§ Data excerpt:
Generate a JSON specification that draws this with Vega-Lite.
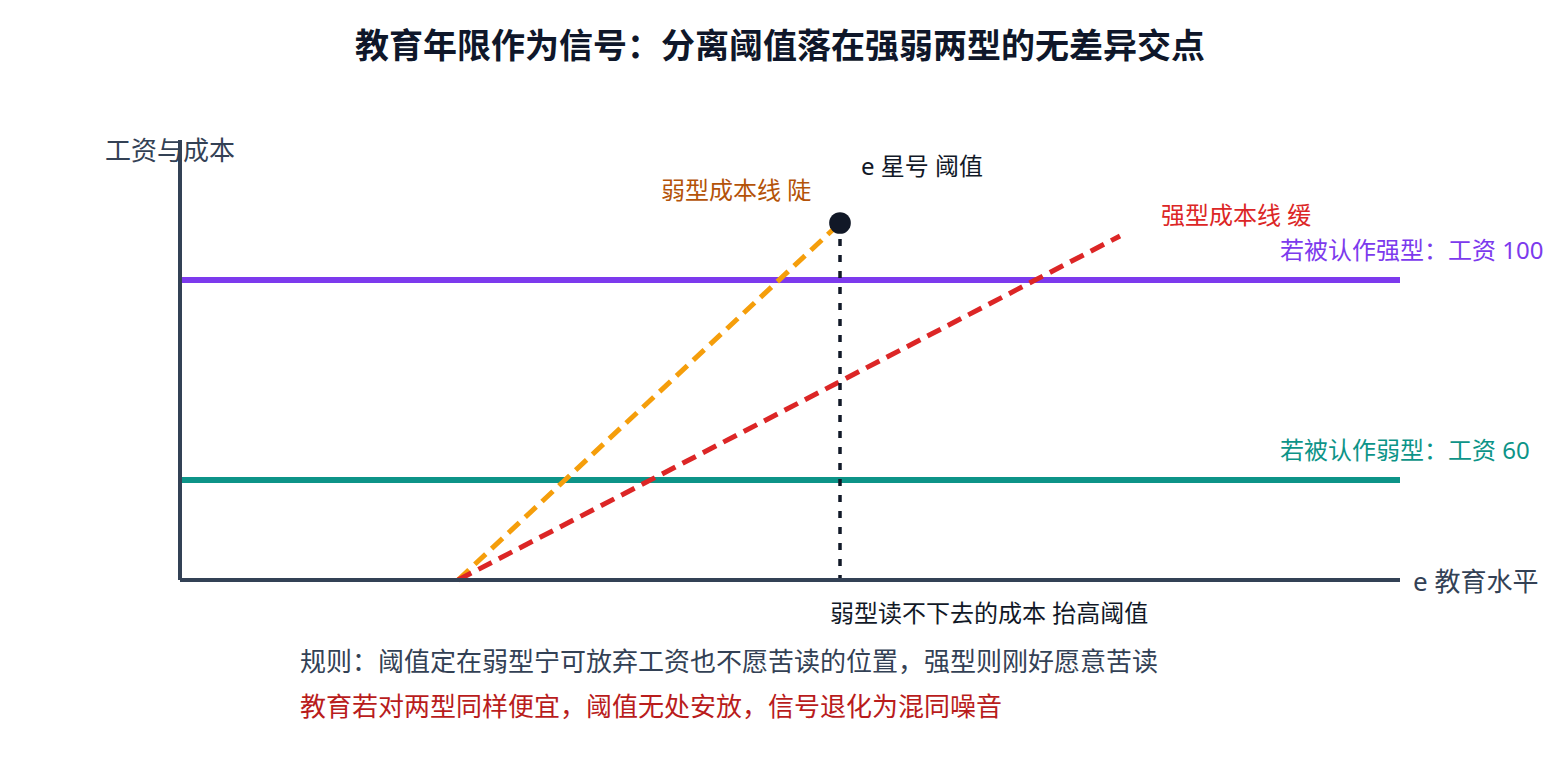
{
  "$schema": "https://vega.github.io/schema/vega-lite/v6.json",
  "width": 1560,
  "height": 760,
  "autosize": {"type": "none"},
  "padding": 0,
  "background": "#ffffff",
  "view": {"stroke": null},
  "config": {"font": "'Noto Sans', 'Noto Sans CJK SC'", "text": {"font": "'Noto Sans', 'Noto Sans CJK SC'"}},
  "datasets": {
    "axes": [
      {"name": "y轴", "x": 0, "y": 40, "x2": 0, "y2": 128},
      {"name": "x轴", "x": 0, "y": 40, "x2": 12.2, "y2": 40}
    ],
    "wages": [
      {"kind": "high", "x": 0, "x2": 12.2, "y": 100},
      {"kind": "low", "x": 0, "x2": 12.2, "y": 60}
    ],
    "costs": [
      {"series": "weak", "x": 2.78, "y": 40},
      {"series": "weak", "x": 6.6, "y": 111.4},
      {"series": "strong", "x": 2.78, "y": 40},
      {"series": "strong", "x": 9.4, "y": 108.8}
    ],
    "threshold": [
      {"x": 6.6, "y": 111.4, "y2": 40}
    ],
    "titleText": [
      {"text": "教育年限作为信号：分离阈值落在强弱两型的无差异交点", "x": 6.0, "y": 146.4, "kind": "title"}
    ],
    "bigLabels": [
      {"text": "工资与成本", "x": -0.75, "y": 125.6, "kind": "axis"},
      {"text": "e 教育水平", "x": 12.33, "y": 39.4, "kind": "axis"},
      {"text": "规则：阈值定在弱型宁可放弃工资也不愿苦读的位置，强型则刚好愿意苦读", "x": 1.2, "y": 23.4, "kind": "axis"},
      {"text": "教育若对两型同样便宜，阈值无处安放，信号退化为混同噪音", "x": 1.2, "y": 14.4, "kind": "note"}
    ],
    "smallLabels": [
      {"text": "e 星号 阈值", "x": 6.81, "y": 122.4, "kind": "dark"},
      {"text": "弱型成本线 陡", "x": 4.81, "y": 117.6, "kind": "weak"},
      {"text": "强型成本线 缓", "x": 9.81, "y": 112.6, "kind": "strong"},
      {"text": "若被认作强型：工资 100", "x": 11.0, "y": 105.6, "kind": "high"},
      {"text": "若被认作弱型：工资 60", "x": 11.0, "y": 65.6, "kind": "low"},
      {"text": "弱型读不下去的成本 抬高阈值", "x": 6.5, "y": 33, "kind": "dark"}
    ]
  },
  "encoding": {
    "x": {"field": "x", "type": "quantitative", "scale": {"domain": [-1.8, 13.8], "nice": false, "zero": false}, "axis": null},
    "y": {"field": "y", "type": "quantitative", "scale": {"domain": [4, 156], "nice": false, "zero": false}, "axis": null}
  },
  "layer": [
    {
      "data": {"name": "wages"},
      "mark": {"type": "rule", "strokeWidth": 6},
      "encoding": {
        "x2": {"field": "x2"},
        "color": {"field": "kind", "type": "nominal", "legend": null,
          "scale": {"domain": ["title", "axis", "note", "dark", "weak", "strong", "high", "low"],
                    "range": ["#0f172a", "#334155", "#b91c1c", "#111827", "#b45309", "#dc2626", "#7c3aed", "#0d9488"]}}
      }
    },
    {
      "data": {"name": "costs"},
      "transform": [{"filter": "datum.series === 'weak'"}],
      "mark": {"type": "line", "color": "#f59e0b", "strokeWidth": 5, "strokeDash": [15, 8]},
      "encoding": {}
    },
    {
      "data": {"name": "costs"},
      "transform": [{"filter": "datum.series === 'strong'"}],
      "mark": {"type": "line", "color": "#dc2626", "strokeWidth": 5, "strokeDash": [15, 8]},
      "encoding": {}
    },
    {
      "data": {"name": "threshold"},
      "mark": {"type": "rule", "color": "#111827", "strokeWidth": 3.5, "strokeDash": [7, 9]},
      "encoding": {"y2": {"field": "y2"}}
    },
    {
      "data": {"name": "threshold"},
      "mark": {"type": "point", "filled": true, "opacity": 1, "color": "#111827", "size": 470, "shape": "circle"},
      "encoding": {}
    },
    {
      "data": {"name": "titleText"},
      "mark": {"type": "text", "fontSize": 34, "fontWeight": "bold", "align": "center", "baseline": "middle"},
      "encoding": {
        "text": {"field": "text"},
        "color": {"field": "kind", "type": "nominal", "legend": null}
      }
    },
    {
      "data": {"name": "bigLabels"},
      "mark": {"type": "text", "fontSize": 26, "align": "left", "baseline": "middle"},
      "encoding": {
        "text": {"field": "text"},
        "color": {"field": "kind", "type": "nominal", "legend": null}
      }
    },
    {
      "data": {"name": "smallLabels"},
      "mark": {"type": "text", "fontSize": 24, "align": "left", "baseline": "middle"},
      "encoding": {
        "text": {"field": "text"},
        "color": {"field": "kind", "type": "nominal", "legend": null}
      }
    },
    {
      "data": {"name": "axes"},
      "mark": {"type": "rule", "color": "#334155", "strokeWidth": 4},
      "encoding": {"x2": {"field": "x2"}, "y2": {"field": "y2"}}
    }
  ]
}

§ Work to be completed:
Quote the data exactly, leaving every image out of the copy.

§ The response:
Generate a JSON specification that draws this with Vega-Lite.
{
  "$schema": "https://vega.github.io/schema/vega-lite/v6.json",
  "width": 1560,
  "height": 760,
  "autosize": {"type": "none"},
  "padding": 0,
  "background": "#ffffff",
  "view": {"stroke": null},
  "config": {"font": "'Noto Sans', 'Noto Sans CJK SC'", "text": {"font": "'Noto Sans', 'Noto Sans CJK SC'"}},
  "datasets": {
    "axes": [
      {"name": "y轴", "x": 0, "y": 40, "x2": 0, "y2": 128},
      {"name": "x轴", "x": 0, "y": 40, "x2": 12.2, "y2": 40}
    ],
    "wages": [
      {"kind": "high", "x": 0, "x2": 12.2, "y": 100},
      {"kind": "low", "x": 0, "x2": 12.2, "y": 60}
    ],
    "costs": [
      {"series": "weak", "x": 2.78, "y": 40},
      {"series": "weak", "x": 6.6, "y": 111.4},
      {"series": "strong", "x": 2.78, "y": 40},
      {"series": "strong", "x": 9.4, "y": 108.8}
    ],
    "threshold": [
      {"x": 6.6, "y": 111.4, "y2": 40}
    ],
    "titleText": [
      {"text": "教育年限作为信号：分离阈值落在强弱两型的无差异交点", "x": 6.0, "y": 146.4, "kind": "title"}
    ],
    "bigLabels": [
      {"text": "工资与成本", "x": -0.75, "y": 125.6, "kind": "axis"},
      {"text": "e 教育水平", "x": 12.33, "y": 39.4, "kind": "axis"},
      {"text": "规则：阈值定在弱型宁可放弃工资也不愿苦读的位置，强型则刚好愿意苦读", "x": 1.2, "y": 23.4, "kind": "axis"},
      {"text": "教育若对两型同样便宜，阈值无处安放，信号退化为混同噪音", "x": 1.2, "y": 14.4, "kind": "note"}
    ],
    "smallLabels": [
      {"text": "e 星号 阈值", "x": 6.81, "y": 122.4, "kind": "dark"},
      {"text": "弱型成本线 陡", "x": 4.81, "y": 117.6, "kind": "weak"},
      {"text": "强型成本线 缓", "x": 9.81, "y": 112.6, "kind": "strong"},
      {"text": "若被认作强型：工资 100", "x": 11.0, "y": 105.6, "kind": "high"},
      {"text": "若被认作弱型：工资 60", "x": 11.0, "y": 65.6, "kind": "low"},
      {"text": "弱型读不下去的成本 抬高阈值", "x": 6.5, "y": 33, "kind": "dark"}
    ]
  },
  "encoding": {
    "x": {"field": "x", "type": "quantitative", "scale": {"domain": [-1.8, 13.8], "nice": false, "zero": false}, "axis": null},
    "y": {"field": "y", "type": "quantitative", "scale": {"domain": [4, 156], "nice": false, "zero": false}, "axis": null}
  },
  "layer": [
    {
      "data": {"name": "wages"},
      "mark": {"type": "rule", "strokeWidth": 6},
      "encoding": {
        "x2": {"field": "x2"},
        "color": {"field": "kind", "type": "nominal", "legend": null,
          "scale": {"domain": ["title", "axis", "note", "dark", "weak", "strong", "high", "low"],
                    "range": ["#0f172a", "#334155", "#b91c1c", "#111827", "#b45309", "#dc2626", "#7c3aed", "#0d9488"]}}
      }
    },
    {
      "data": {"name": "costs"},
      "transform": [{"filter": "datum.series === 'weak'"}],
      "mark": {"type": "line", "color": "#f59e0b", "strokeWidth": 5, "strokeDash": [15, 8]},
      "encoding": {}
    },
    {
      "data": {"name": "costs"},
      "transform": [{"filter": "datum.series === 'strong'"}],
      "mark": {"type": "line", "color": "#dc2626", "strokeWidth": 5, "strokeDash": [15, 8]},
      "encoding": {}
    },
    {
      "data": {"name": "threshold"},
      "mark": {"type": "rule", "color": "#111827", "strokeWidth": 3.5, "strokeDash": [7, 9]},
      "encoding": {"y2": {"field": "y2"}}
    },
    {
      "data": {"name": "threshold"},
      "mark": {"type": "point", "filled": true, "opacity": 1, "color": "#111827", "size": 470, "shape": "circle"},
      "encoding": {}
    },
    {
      "data": {"name": "titleText"},
      "mark": {"type": "text", "fontSize": 34, "fontWeight": "bold", "align": "center", "baseline": "middle"},
      "encoding": {
        "text": {"field": "text"},
        "color": {"field": "kind", "type": "nominal", "legend": null}
      }
    },
    {
      "data": {"name": "bigLabels"},
      "mark": {"type": "text", "fontSize": 26, "align": "left", "baseline": "middle"},
      "encoding": {
        "text": {"field": "text"},
        "color": {"field": "kind", "type": "nominal", "legend": null}
      }
    },
    {
      "data": {"name": "smallLabels"},
      "mark": {"type": "text", "fontSize": 24, "align": "left", "baseline": "middle"},
      "encoding": {
        "text": {"field": "text"},
        "color": {"field": "kind", "type": "nominal", "legend": null}
      }
    },
    {
      "data": {"name": "axes"},
      "mark": {"type": "rule", "color": "#334155", "strokeWidth": 4},
      "encoding": {"x2": {"field": "x2"}, "y2": {"field": "y2"}}
    }
  ]
}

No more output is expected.